╭─ DATASET EXCERPT

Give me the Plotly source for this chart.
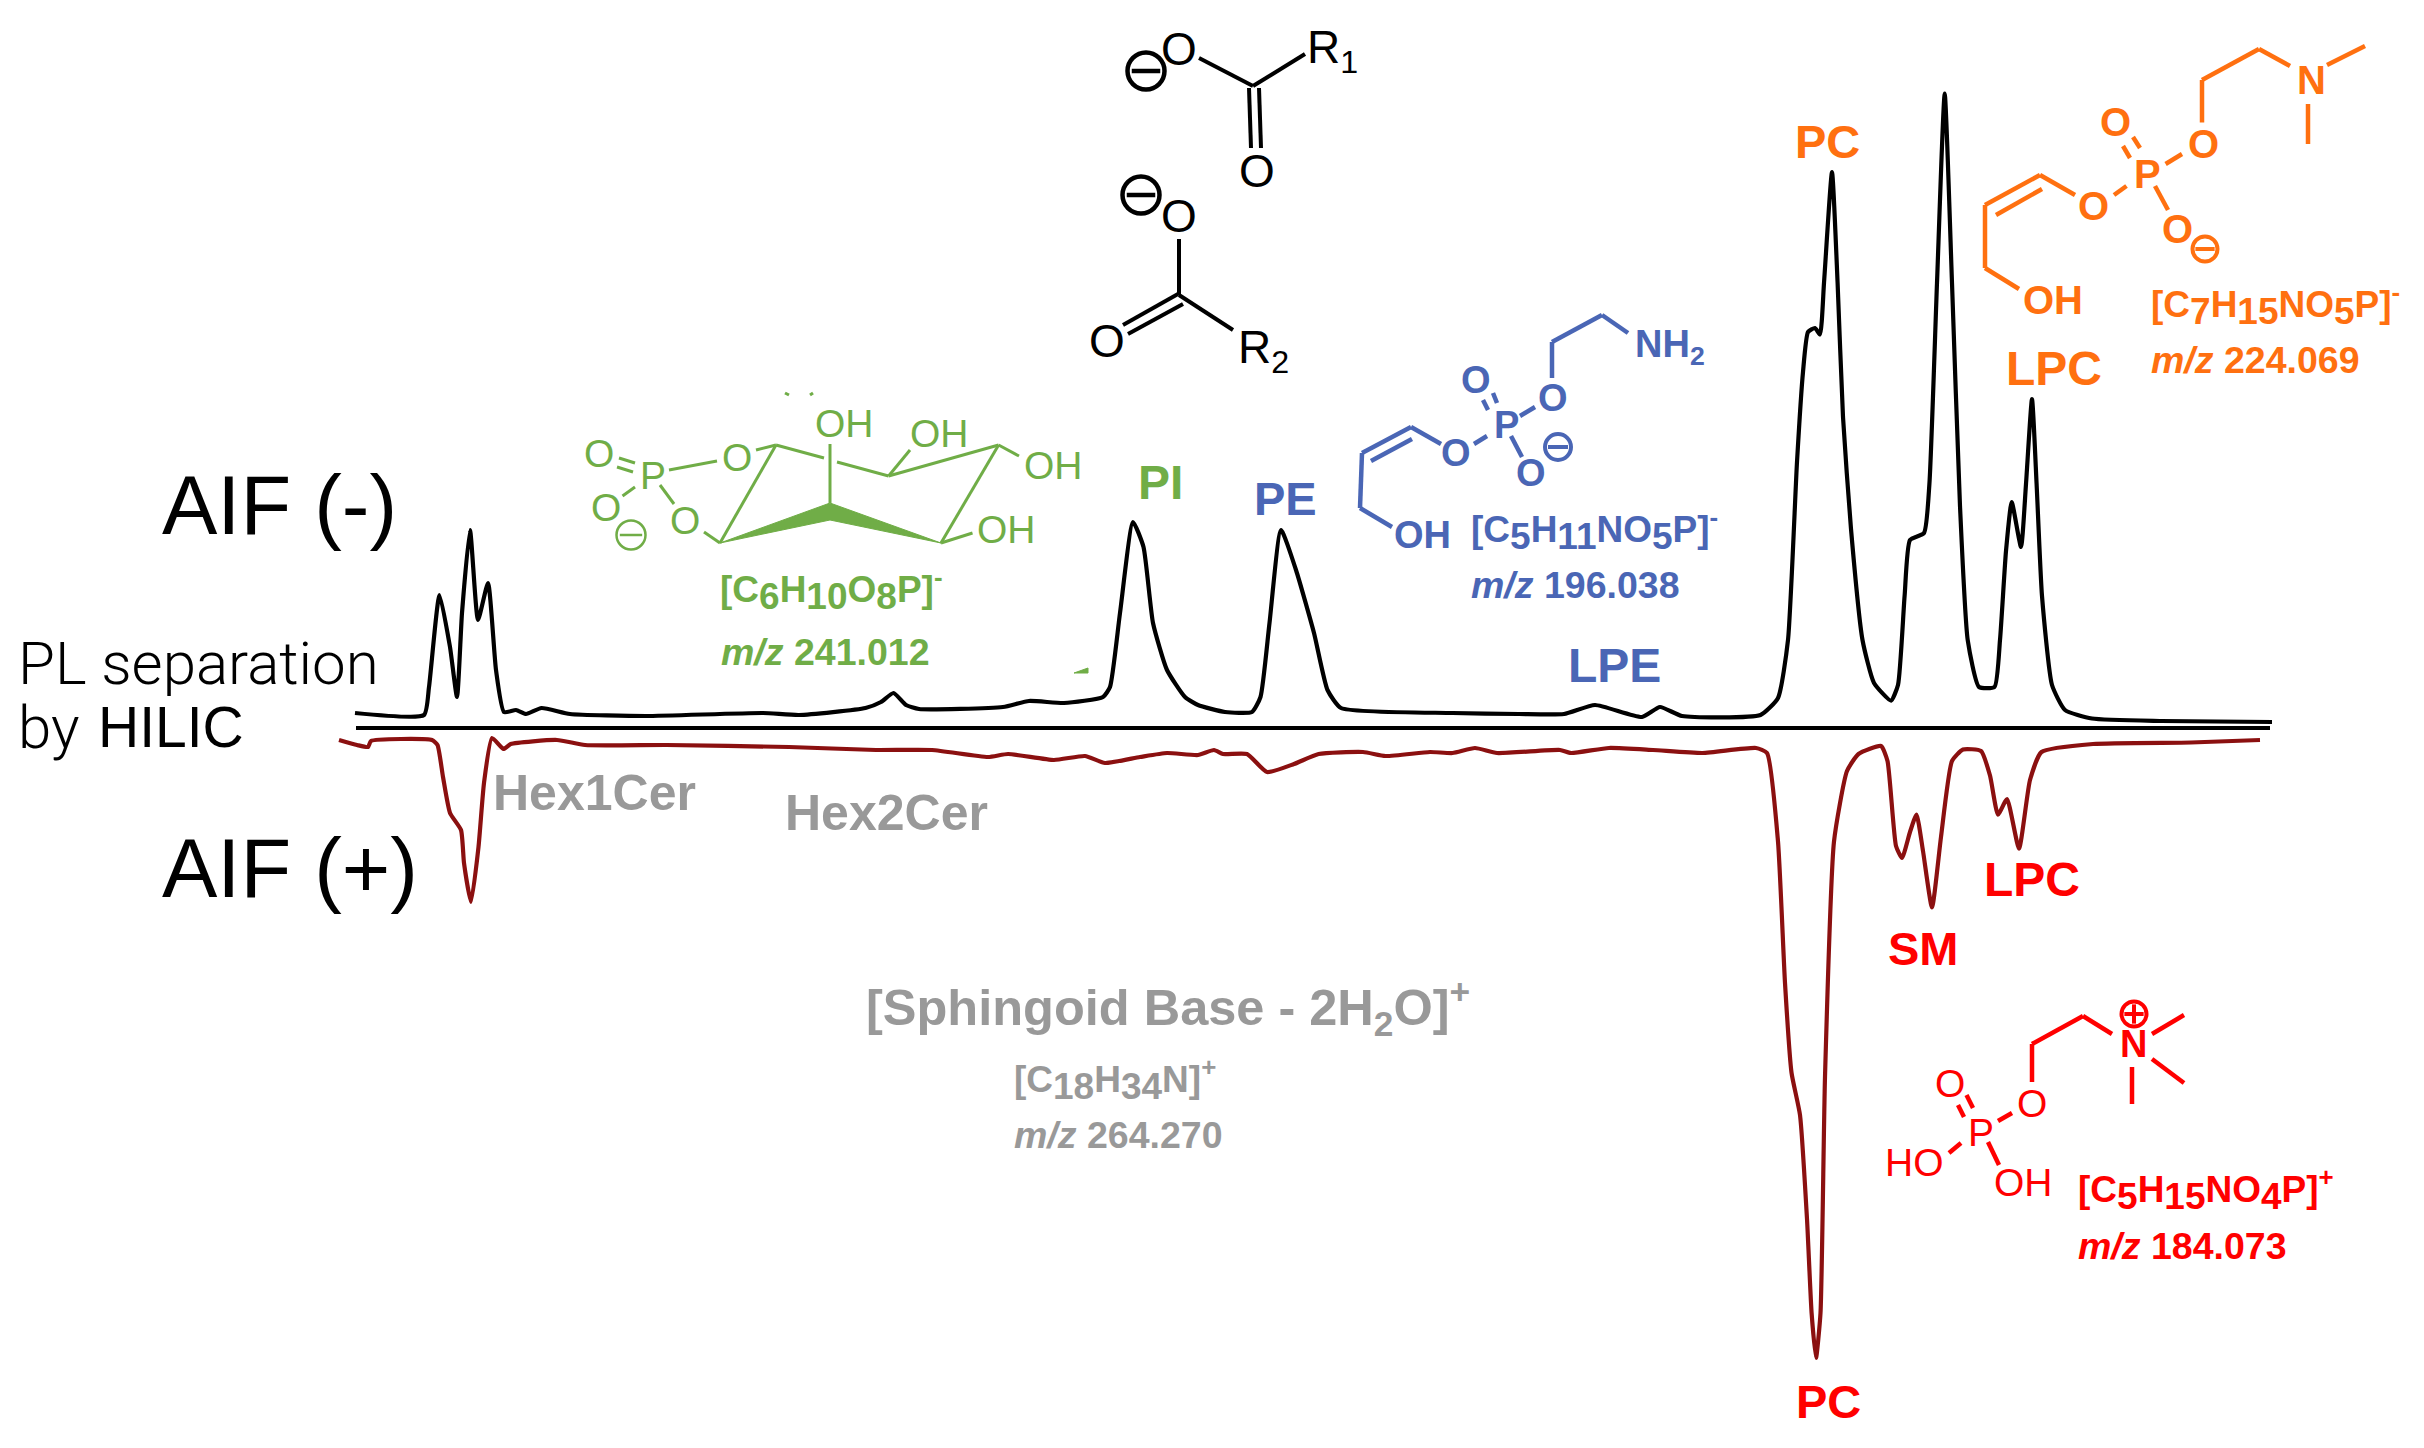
import plotly.graph_objects as go

# ---- chromatogram traces (axis units = image pixels)
neg_x = [355,424,429,439.5,450,457,462,470,478,488,496,504,516,526,541.5,570,646,763,799,865.5,881,893.5,906,919,1003,1029,1064,1103,1110,1120,1133,1143.5,1153,1167,1185,1198,1225,1252,1260.5,1269.5,1281,1296,1314,1327.5,1341,1452.5,1519,1564,1595,1642,1660,1682,1760.5,1778,1788,1797,1803,1808,1815,1820,1824,1832,1837.6,1843,1851,1862.5,1874,1891,1898,1904.6,1910,1924,1929.4,1937,1944.7,1952,1960,1967.7,1979,1994.5,2000,2006,2011.7,2021,2026,2032,2036.6,2042,2052,2065,2092,2161,2272]
neg_y = [713,715,687,595,647,697,613,530,620,583,670,712,710,714,708,714,716,713,715,708,702,693,705,709,707,701,703,697,687,613,522,547,623,670,697,705,712,712,697,623,530,570,633,690,708,713,714,714,705,717,707,716,715,698,640,462,372,332,328,334.5,283,172,283,417,529,640,683,700.6,685,596,540,533,484,283,93.5,283,506,640,687,687,640,551,502,547,484,399,484,596,685,710,718.5,721,722]
pos_x = [339,357,368,371,432,437.5,443,450,461,464,471,478.5,484,492,503.5,510.7,557,585,666.5,789,876,932,988,1008,1054,1085,1105,1140,1167,1198,1214,1223,1247,1267,1294,1318.6,1363,1385.5,1430,1452.5,1475,1497,1560,1571,1609,1653,1702.5,1756,1767,1778,1785,1791.5,1800,1807,1811.6,1816,1820.5,1825,1834,1847,1858.5,1881,1887.5,1896,1902,1910,1916.5,1923,1932,1941,1952,1963,1981,1990,1998,2007,2019,2030,2041.5,2093,2191,2260]
pos_y = [740,745,747,741,740,745,777,813,830,863,902,847,783,738,749,744,740,745,745,747,750,750,757,754,760,756,763,757,753,755,750,754,754,772,764,754,752,756,752,753,748,753,750,753,748,750,753,748,753,841.5,983,1072.6,1115,1219,1313,1358,1313,1077,841.5,771,754,746,761,846,858,832,814.6,851,907.5,837,761,749.5,751,775.5,814.6,799,848.6,780,752,744,742.5,740]
axis_x = [356, 2270]
axis_y = [728, 728]

# ---- colours
BLACK, DARKRED = "#000000", "#8b1010"
GREEN, BLUE, ORANGE, RED, GRAY = "#70ad47", "#4a66b5", "#ff7010", "#ff0000", "#999999"

# ---- structure bonds: ((x1,y1),(x2,y2))
black_bonds = [((1199,58),(1253,86)),((1253,86),(1305,54)),((1249,88),(1251,148)),((1259,88),(1261,148)),
               ((1179,239),(1179,295)),((1179,295),(1233,330)),((1178,294),(1123,325)),((1183,304),(1128,334))]
green_bonds = [((619,458),(635,463)),((617,467),(633,472)),((669,470),(717,461)),((622.5,496),(635,487)),
               ((660,485),(674,504)),((704,532),(720,543)),((720,543),(776,445)),((756,450),(776,445)),
               ((776,445),(824,458)),((837,462),(888.6,476)),((830,444),(830,503)),((888.6,476),(910,450)),
               ((888.6,476),(998.6,445)),((998.6,445),(1019,456)),((998.6,445),(941,543)),((941,543),(972.5,533)),
               ((785,393),(789,395)),((810,395),(813,393))]
green_wedge_x = [720,830,941,830,720]
green_wedge_y = [543,503,543,520,543]
green_speck_x = [1074,1088,1088,1074]
green_speck_y = [673,668,673,673]
blue_bonds = [((1360,508),(1392,527)),((1360,508),(1362,453)),((1362,453),(1411,427)),((1371,461),(1412,439)),
              ((1411,427),(1441,444)),((1474,444),(1487,436)),((1483,400),(1488,410)),((1493,393),(1497,403)),
              ((1520,416),(1535,407)),((1552,378),(1552,342)),((1552,342),(1602,315)),((1602,315),(1628,333)),
              ((1511,436),(1522,457))]
orange_bonds = [((1985,268),(2019,289)),((1985,268),(1985,205)),((1985,205),(2040,175)),((1996,215),(2042,189)),
                ((2040,175),(2075,195)),((2114,195),(2126.5,186)),((2123,146),(2130,158)),((2133,137),(2140,148)),
                ((2165.6,164),(2182,154)),((2155,186),(2168,210)),((2202,122.5),(2202,80)),((2202,80),(2259,49)),
                ((2259,49),(2290,66)),((2327,65),(2365,46)),((2308,104),(2308,144))]
red_bonds = [((2032,1082),(2032,1044)),((2032,1044),(2083,1016)),((2083,1016),(2112,1034)),((2152,1034),(2184,1015)),
             ((2152,1059),(2184,1083)),((2132,1067),(2132,1104)),((1998,1121),(2012,1113)),((1966.5,1095),(1973,1108)),
             ((1958,1105),(1964,1117)),((1949,1153),(1961,1143)),((1988,1142),(1999,1165))]

# ---- charges: x, y, colour, size, line width, minus or plus
charge_x = [1146,1141,631,1558,2205,2134]
charge_y = [71,195,535,447,249,1014]
charge_color = [BLACK,BLACK,GREEN,BLUE,ORANGE,RED]
charge_size = [37,37,29,26,25,25]
charge_lw = [4.5,4.5,2.5,4,4,4]
charge_sign = ["minus","minus","minus","minus","minus","plus"]

def big(s, size):
    return f'<span style="font-size:{size}px">{s}</span>'

def formula(parts, size, sign):
    out = ""
    for p in parts:
        out += f"<sub>{big(p[1:], size)}</sub>" if p.startswith("_") else p
    return f"<b>{out}</b><sup><b>{sign}</b></sup>"

F_SIZE = 37
M_SIZE = 37.5
# ---- text: (text, x, y, colour, size, xanchor, bold)
labels = [
    ("AIF (-)",162,505,BLACK,83,"left",False),
    ("AIF (+)",162,868,BLACK,83,"left",False),
    ("Hex1Cer",594,793,GRAY,50,"center",True),
    ("Hex2Cer",886,813,GRAY,50,"center",True),
    ("PI",1160,482,GREEN,48,"center",True),
    ("PE",1285,498,BLUE,47,"center",True),
    ("LPE",1614,665,BLUE,48,"center",True),
    ("PC",1827,141,ORANGE,47,"center",True),
    ("LPC",2054,368,ORANGE,48,"center",True),
    ("SM",1923,948,RED,47,"center",True),
    ("LPC",2032,879,RED,48,"center",True),
    ("PC",1828,1401,RED,47,"center",True),
    ("[Sphingoid Base - 2H<sub>2</sub>O]<sup>+</sup>",866,1007,GRAY,50.5,"left",True),
    (formula(["[C","_18","H","_34","N]"],F_SIZE,"+"),1014,1080,GRAY,F_SIZE,"left",False),
    ("<b><i>m/z</i> 264.270</b>",1014,1135,GRAY,M_SIZE,"left",False),
    (formula(["[C","_6","H","_10","O","_8","P]"],F_SIZE,"-"),720,590,GREEN,F_SIZE,"left",False),
    ("<b><i>m/z</i> 241.012</b>",721,652,GREEN,M_SIZE,"left",False),
    (formula(["[C","_5","H","_11","NO","_5","P]"],F_SIZE,"-"),1471,530,BLUE,F_SIZE,"left",False),
    ("<b><i>m/z</i> 196.038</b>",1471,585,BLUE,M_SIZE,"left",False),
    (formula(["[C","_7","H","_15","NO","_5","P]"],F_SIZE,"-"),2151,305,ORANGE,F_SIZE,"left",False),
    ("<b><i>m/z</i> 224.069</b>",2151,360,ORANGE,M_SIZE,"left",False),
    (formula(["[C","_5","H","_15","NO","_4","P]"],F_SIZE,"+"),2078,1190,RED,F_SIZE,"left",False),
    ("<b><i>m/z</i> 184.073</b>",2078,1246,RED,M_SIZE,"left",False),
]
atoms = [
    # black
    ("O",1179,49,BLACK,46,False),("O",1257,171,BLACK,46,False),("R<sub>1</sub>",1332,50,BLACK,46,False),
    ("O",1179,216,BLACK,46,False),("O",1107,341,BLACK,46,False),("R<sub>2</sub>",1263,350,BLACK,46,False),
    # green
    ("O",599,453,GREEN,39,False),("P",653,475,GREEN,39,False),("O",606,507,GREEN,39,False),("O",737,457,GREEN,39,False),("O",685,520,GREEN,39,False),
    ("OH",844,423,GREEN,39,False),("OH",939,433,GREEN,39,False),("OH",1053,465,GREEN,39,False),("OH",1006,529,GREEN,39,False),
    # blue
    ("OH",1422,535,BLUE,38,True),("O",1456,453,BLUE,38,True),("P",1506,425,BLUE,38,True),("O",1476,380,BLUE,38,True),
    ("O",1553,398,BLUE,38,True),("O",1531,473,BLUE,38,True),("NH<sub>2</sub>",1670,347,BLUE,38,True),
    # orange
    ("OH",2053,300,ORANGE,40,True),("O",2093,206,ORANGE,40,True),("P",2147.6,174,ORANGE,40,True),("O",2115,122,ORANGE,40,True),
    ("O",2203,144,ORANGE,40,True),("O",2177,229,ORANGE,40,True),("N",2311,80,ORANGE,40,True),
    # red
    ("N",2133,1044,RED,38,True),("O",2032,1103,RED,39,False),("P",1981,1132,RED,39,False),("O",1950,1083,RED,39,False),
    ("HO",1914,1162,RED,39,False),("OH",2023,1182,RED,39,False),
]
light_labels = [("PL separation",18,663,60),("by",18,727,60)]
hilic_label = ("HILIC",98,727,57)

def seg_xy(bonds):
    xs, ys = [], []
    for (a, b) in bonds:
        xs += [a[0], b[0], None]
        ys += [a[1], b[1], None]
    return xs, ys

fig = go.Figure()
fig.add_trace(go.Scatter(x=neg_x, y=neg_y, mode="lines", line=dict(color=BLACK, width=4.2, shape="spline", smoothing=0.5)))
fig.add_trace(go.Scatter(x=axis_x, y=axis_y, mode="lines", line=dict(color=BLACK, width=4)))
fig.add_trace(go.Scatter(x=pos_x, y=pos_y, mode="lines", line=dict(color=DARKRED, width=4.2, shape="spline", smoothing=0.5)))
for bonds, col, w in [(black_bonds,BLACK,4),(green_bonds,GREEN,3),(blue_bonds,BLUE,4.5),(orange_bonds,ORANGE,4.5),(red_bonds,RED,4.5)]:
    x, y = seg_xy(bonds)
    fig.add_trace(go.Scatter(x=x, y=y, mode="lines", line=dict(color=col, width=w)))
for x, y in [(green_wedge_x, green_wedge_y), (green_speck_x, green_speck_y)]:
    fig.add_trace(go.Scatter(x=x, y=y, mode="lines", fill="toself", fillcolor=GREEN, line=dict(color=GREEN, width=1)))
for i in range(len(charge_x)):
    cx, cy, c, s, lw = [charge_x[i]], [charge_y[i]], charge_color[i], charge_size[i], charge_lw[i]
    fig.add_trace(go.Scatter(x=cx, y=cy, mode="markers", marker=dict(symbol="circle-open", size=s, color=c, line=dict(color=c, width=lw))))
    fig.add_trace(go.Scatter(x=cx, y=cy, mode="markers", marker=dict(symbol="line-ew", size=s*0.55, color=c, line=dict(color=c, width=lw))))
    if charge_sign[i] == "plus":
        fig.add_trace(go.Scatter(x=cx, y=cy, mode="markers", marker=dict(symbol="line-ns", size=s*0.55, color=c, line=dict(color=c, width=lw))))

SANS = "Liberation Sans"
def note(text, x, y, col, size, anchor="center", family=SANS, weight=None):
    font = dict(family=family, size=size, color=col)
    if weight:
        font["weight"] = weight
    fig.add_annotation(x=x, y=y, xref="x", yref="y", text=text, showarrow=False, xanchor=anchor, yanchor="middle",
                       font=font, borderpad=0, borderwidth=0)

for t, x, y, c, s, a, b in labels:
    note(f"<b>{t}</b>" if b else t, x, y, c, s, a)
for t, x, y, c, s, b in atoms:
    note(f"<b>{t}</b>" if b else t, x, y, c, s)
for t, x, y, s in light_labels:
    note(t, x, y, BLACK, s, "left", "Roboto", 300)
note(hilic_label[0], hilic_label[1], hilic_label[2], BLACK, hilic_label[3], "left")

# the page keeps an 8 px body margin, so the plot starts at pixel 8 of the window
PAGE_MARGIN = 8
fig.update_layout(width=2424 - PAGE_MARGIN, height=1448 - PAGE_MARGIN, margin=dict(l=0, r=0, t=0, b=0), showlegend=False,
                  paper_bgcolor="white", plot_bgcolor="white",
                  xaxis=dict(range=[PAGE_MARGIN, 2424], visible=False, fixedrange=True),
                  yaxis=dict(range=[1448, PAGE_MARGIN], visible=False, fixedrange=True))
fig.write_html("out.html")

╰─

◆ **YOUR OBJECTIVE**
From the top of the listing above, repeat each line exactly until you reach the line containing "import plotly.graph_objects as go", and repeat that one too. Leave the pictures out.

◆ **TASK ANSWER**
Give me the Plotly source for this chart.
import plotly.graph_objects as go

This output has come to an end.